Analysis of Static-Dynamic Separation
Hyperparameter sweeps show that early and sufficiently penalized separation prevents misclassification of stationary shadows as dynamic or static Gaussians, a failure mode in baselines and poorly regularized variants. Ablations demonstrate that when enforced, the strategy ensures that only genuinely dynamic geometry receives temporal updates, resulting in more robust relighting and faithful albedo extraction.
Figure 6: Without separation, moving shadows are modeled as dynamic geometry, baking them into albedo; with separation enabled, shadows contribute only as color change, preventing artifacts.
Dataset Contributions and Material Recovery
The synthetic benchmark provides systematic, controllable variation in dynamics and light, enabling fair comparison unavailable in previous datasets. In material estimation (notably roughness), LumiMotion recovers detail missed by all baselines, indicating successful reflectance-illumination disentanglement.
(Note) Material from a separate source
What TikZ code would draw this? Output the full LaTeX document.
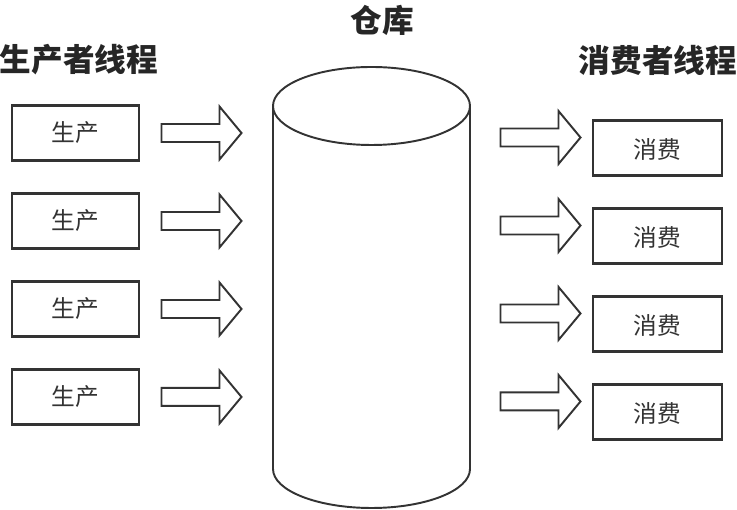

Figure 7: Baseline methods struggle to recover roughness; LumiMotion produces accurate, detailed roughness maps, aligning with ground truth.
Qualitative results in both synthetic and real scenes show consistent performance and robustness against overfitting to training illumination, a common problem for static-only models.
Figure 8: Dynamic-scene training enables cleaner albedo, fine detail recovery, and more accurate environment maps than static baselines.
Limitations and Future Directions
LumiMotion’s fidelity is highly sensitive to the accurate estimation of scene normals and motion deformation. Challenging motion patterns, sparse camera coverage, or imprecise pose initialization can lead to artifacts or misclassification at the static-dynamic boundary. The method’s separation strategy is relatively simple—misclassifications near contact regions or fine-grained dynamic motion suggest that further advances (e.g., explicit optical flow, joint motion/material learning) may be required for the next leap in accuracy.
Conclusion
LumiMotion establishes that dynamic scene analysis provides critical supervision enabling accurate, physically-motivated inverse rendering in complex environments. By leveraging the natural variability of motion, the method achieves marked improvements in albedo, roughness, and environment illumination separation over all static-scene baselines, facilitating high-quality relighting and material recovery under unknown real-world illumination. The approach sets a foundation for object-agnostic, photometric scene understanding and opens avenues for advanced editing, relighting, and AR/VR content creation on in-the-wild dynamic data.